Information provided →
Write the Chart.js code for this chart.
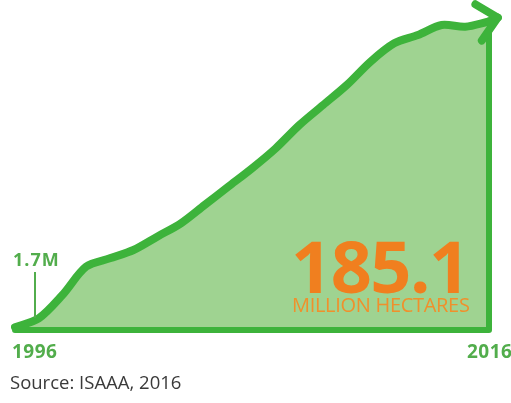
<!DOCTYPE html>
<html>
<head>
<meta charset="utf-8">
<script src="https://cdn.jsdelivr.net/npm/chart.js@4.4.1/dist/chart.umd.min.js"></script>
<style>
  html, body { margin: 0; padding: 0; background: #fff; }
  #wrap { position: relative; width: 511px; height: 403px; overflow: hidden; font-family: "Open Sans", sans-serif; }
  #wrap canvas { position: absolute; left: 0; top: 0; }
  .lbl { position: absolute; white-space: nowrap; line-height: 1; }
  .green { color: #52ad4c; font-weight: 700; font-size: 19px; letter-spacing: 0.5px; }
  #big { left: 291px; top: 229px; font-size: 72px; font-weight: 700; color: #f07f1f; letter-spacing: -1.5px; }
  #unit { left: 292px; top: 295px; font-size: 20px; color: #f0902c; letter-spacing: -0.3px; }
  #src { left: 10px; top: 373px; font-size: 18.5px; color: #3a3a3a; }
  #tick { position: absolute; left: 34px; top: 272px; width: 1.5px; height: 46px; background: #52ad4c; }
</style>
</head>
<body>
<div id="wrap">
  <canvas id="myChart" width="511" height="403"></canvas>
  <div class="lbl green" id="startVal" style="left:13px; top:250px; font-size:18px; letter-spacing:1px;">1.7M</div>
  <div id="tick"></div>
  <div class="lbl green" style="left:12px; top:342px;">1996</div>
  <div class="lbl green" style="left:467px; top:342px;">2016</div>
  <div class="lbl" id="big">185.1</div>
  <div class="lbl" id="unit">MILLION HECTARES</div>
  <div class="lbl" id="src">Source: ISAAA, 2016</div>
</div>
<script>
var years = ['1996','1997','1998','1999','2000','2001','2002','2003','2004','2005',
  '2006','2007','2008','2009','2010','2011','2012','2013','2014','2015','2016'];
var hectares = [1.7, 7, 21, 38, 43, 48, 56, 64, 75, 86,
  97, 109, 123, 135, 147, 161, 172, 177, 183, 182, 185.1];

var lineGreen = '#3db33b';

// baseline, right edge and arrow head, all from the scales
var frame = {
	id: 'frame',
	afterDatasetsDraw: function(chart) {
		var c = chart.ctx;
		var xs = chart.scales.x, ys = chart.scales.y;
		var n = hectares.length;
		var x0 = xs.getPixelForValue(0), x1 = xs.getPixelForValue(n - 1);
		var yb = ys.getPixelForValue(0);
		var yl = ys.getPixelForValue(hectares[n - 1]);
		var yp = ys.getPixelForValue(hectares[n - 2]);
		var xp = xs.getPixelForValue(n - 2);
		c.save();
		c.strokeStyle = lineGreen;
		c.lineCap = 'round';
		c.lineJoin = 'round';
		c.lineWidth = 6;
		c.beginPath();
		c.moveTo(x0, yb);
		c.lineTo(x1, yb);
		c.lineTo(x1, yl + 10);
		c.stroke();
		// arrow head
		var ang = Math.atan2(yl - yp, x1 - xp);
		var tx = x1 + 9 * Math.cos(ang), ty = yl + 9 * Math.sin(ang) - 2;
		c.lineWidth = 8;
		c.beginPath();
		c.moveTo(x1, yl);
		c.lineTo(tx, ty);
		c.stroke();
		var back = ang + Math.PI;
		c.beginPath();
		c.moveTo(tx + 28 * Math.cos(back - 0.75), ty + 28 * Math.sin(back - 0.75));
		c.lineTo(tx, ty);
		c.lineTo(tx + 26 * Math.cos(back + 0.75), ty + 26 * Math.sin(back + 0.75));
		c.stroke();
		c.restore();
	}
};

var ctx = document.getElementById('myChart');
var myChart = new Chart(ctx, {
	type: 'line',
	data: {
		labels: years,
		datasets: [{
			data: hectares,
			borderColor: lineGreen,
			backgroundColor: '#9fd391',
			borderWidth: 8,
			fill: 'origin',
			pointRadius: 0,
			tension: 0.3,
			borderCapStyle: 'round',
			borderJoinStyle: 'round'
		}]
	},
	options: {
		responsive: false,
		animation: false,
		layout: { padding: { left: 15, right: 22, top: 10, bottom: 73 } },
		plugins: { legend: { display: false }, tooltip: { enabled: false } },
		scales: {
			x: { display: false, offset: false },
			y: { display: false, min: 0, max: 192 }
		}
	},
	plugins: [frame]
});
</script>
</body>
</html>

Challenge → Without the pictures, output the full listing exactly as it stands.

Correct output →
Write the Chart.js code for this chart.
<!DOCTYPE html>
<html>
<head>
<meta charset="utf-8">
<script src="https://cdn.jsdelivr.net/npm/chart.js@4.4.1/dist/chart.umd.min.js"></script>
<style>
  html, body { margin: 0; padding: 0; background: #fff; }
  #wrap { position: relative; width: 511px; height: 403px; overflow: hidden; font-family: "Open Sans", sans-serif; }
  #wrap canvas { position: absolute; left: 0; top: 0; }
  .lbl { position: absolute; white-space: nowrap; line-height: 1; }
  .green { color: #52ad4c; font-weight: 700; font-size: 19px; letter-spacing: 0.5px; }
  #big { left: 291px; top: 229px; font-size: 72px; font-weight: 700; color: #f07f1f; letter-spacing: -1.5px; }
  #unit { left: 292px; top: 295px; font-size: 20px; color: #f0902c; letter-spacing: -0.3px; }
  #src { left: 10px; top: 373px; font-size: 18.5px; color: #3a3a3a; }
  #tick { position: absolute; left: 34px; top: 272px; width: 1.5px; height: 46px; background: #52ad4c; }
</style>
</head>
<body>
<div id="wrap">
  <canvas id="myChart" width="511" height="403"></canvas>
  <div class="lbl green" id="startVal" style="left:13px; top:250px; font-size:18px; letter-spacing:1px;">1.7M</div>
  <div id="tick"></div>
  <div class="lbl green" style="left:12px; top:342px;">1996</div>
  <div class="lbl green" style="left:467px; top:342px;">2016</div>
  <div class="lbl" id="big">185.1</div>
  <div class="lbl" id="unit">MILLION HECTARES</div>
  <div class="lbl" id="src">Source: ISAAA, 2016</div>
</div>
<script>
var years = ['1996','1997','1998','1999','2000','2001','2002','2003','2004','2005',
  '2006','2007','2008','2009','2010','2011','2012','2013','2014','2015','2016'];
var hectares = [1.7, 7, 21, 38, 43, 48, 56, 64, 75, 86,
  97, 109, 123, 135, 147, 161, 172, 177, 183, 182, 185.1];

var lineGreen = '#3db33b';

// baseline, right edge and arrow head, all from the scales
var frame = {
	id: 'frame',
	afterDatasetsDraw: function(chart) {
		var c = chart.ctx;
		var xs = chart.scales.x, ys = chart.scales.y;
		var n = hectares.length;
		var x0 = xs.getPixelForValue(0), x1 = xs.getPixelForValue(n - 1);
		var yb = ys.getPixelForValue(0);
		var yl = ys.getPixelForValue(hectares[n - 1]);
		var yp = ys.getPixelForValue(hectares[n - 2]);
		var xp = xs.getPixelForValue(n - 2);
		c.save();
		c.strokeStyle = lineGreen;
		c.lineCap = 'round';
		c.lineJoin = 'round';
		c.lineWidth = 6;
		c.beginPath();
		c.moveTo(x0, yb);
		c.lineTo(x1, yb);
		c.lineTo(x1, yl + 10);
		c.stroke();
		// arrow head
		var ang = Math.atan2(yl - yp, x1 - xp);
		var tx = x1 + 9 * Math.cos(ang), ty = yl + 9 * Math.sin(ang) - 2;
		c.lineWidth = 8;
		c.beginPath();
		c.moveTo(x1, yl);
		c.lineTo(tx, ty);
		c.stroke();
		var back = ang + Math.PI;
		c.beginPath();
		c.moveTo(tx + 28 * Math.cos(back - 0.75), ty + 28 * Math.sin(back - 0.75));
		c.lineTo(tx, ty);
		c.lineTo(tx + 26 * Math.cos(back + 0.75), ty + 26 * Math.sin(back + 0.75));
		c.stroke();
		c.restore();
	}
};

var ctx = document.getElementById('myChart');
var myChart = new Chart(ctx, {
	type: 'line',
	data: {
		labels: years,
		datasets: [{
			data: hectares,
			borderColor: lineGreen,
			backgroundColor: '#9fd391',
			borderWidth: 8,
			fill: 'origin',
			pointRadius: 0,
			tension: 0.3,
			borderCapStyle: 'round',
			borderJoinStyle: 'round'
		}]
	},
	options: {
		responsive: false,
		animation: false,
		layout: { padding: { left: 15, right: 22, top: 10, bottom: 73 } },
		plugins: { legend: { display: false }, tooltip: { enabled: false } },
		scales: {
			x: { display: false, offset: false },
			y: { display: false, min: 0, max: 192 }
		}
	},
	plugins: [frame]
});
</script>
</body>
</html>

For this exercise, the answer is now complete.